Nos îles numériques

entre connexion et déconnexion

Irruption de l’informatique au travail

dimanche 15 novembre 2020

Déjà l’encombrement, le machin difficile à caser : au boulot, le premier ordinateur était arrivé vers la fin des années 80, un engin posé ans un coin de la salle commune (on dit open space maintenant), dans les entrailles duquel on enfouissait toutes les signalisations relatives aux pannes du téléphone, jusque-là notée sur des imprimés. Pas de connexion bien-sûr, et on ne faisait encore confiance qu’au papier, aux listings troués qu’une lourde imprimante dévidait juste à côté. Souvenir du vieux chef qui m’avait initié à l’informatique, MSDOS, Multiplan, Wordstar, acronymes oubliés.

Encore quelques années et un PC avait fait irruption dans mon bureau. Où le mettre ? Le Minitel déjà encombrait l’espace : on le devine à droite sur une photo. Je souris largement, j’ai l’air heureux. J’ai des feuilles, des stylos, une armoire ouverte derrière moi laisse voir des dizaines de dossiers : c’est le règne encore de l’écrit à la main, période dont j’ai du mal à me souvenir.
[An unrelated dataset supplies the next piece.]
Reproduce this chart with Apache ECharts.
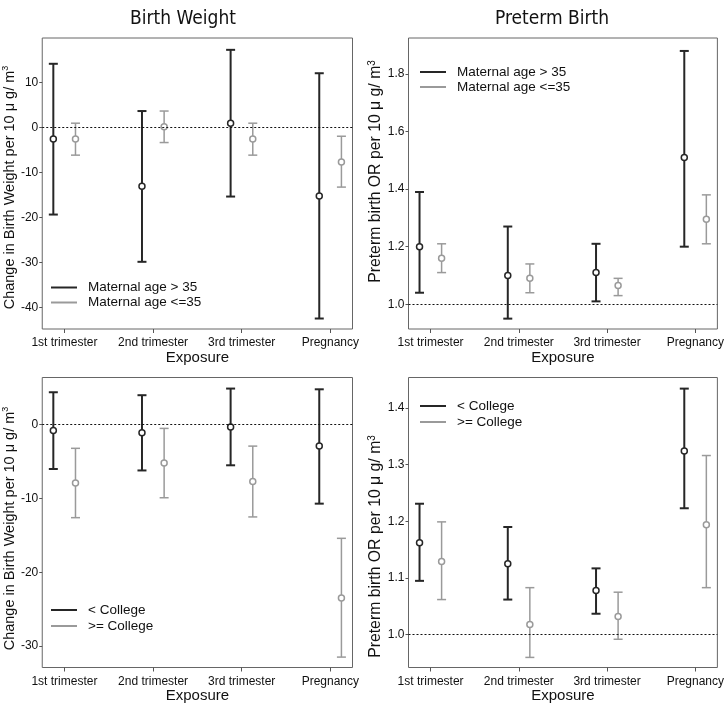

On ne voit pas l’ordinateur, j’avais dû le reléguer sur une autre table, je recevais mes collègues en face à face, les problèmes se réglaient en direct, par la parole.

Et puis l’ordinateur était devenu plus présent, il fallait délaisser feuilles et stylos sous peine de passer pour un ringard, s’habituer au clavier, s’user les yeux sur les lignes lumineuses. Le machin néanmoins demeurait embarrassant, les écrans plats étaient réservés aux dirigeants parisiens et pas aux cadres de province. Maintenant, je jouais à cache-cache avec les collègues qui venaient me parler, le cou douloureux à force de sans cesse déjeter la tête pour les apercevoir derrière l’empilement du PC.
On m’a doté un jour d’une adresse mail. Je me rappelle de la première fois où j’ai envoyé un message à celle qui partageait mon bureau, plutôt que de lui donner l’information de vive voix : impression triste d’une transgression. Les collègues passaient de moins en moins me voir, je n’avais plus le temps de leur répondre, sinon de manière évasive, front soucieux, œil rivé sur l’écran, essayant de distinguer vaguement quelque chose dans la multitude informatique. Bientôt, plus personne ne me dérangerait. Je ne me suis même pas aperçu de ce moment.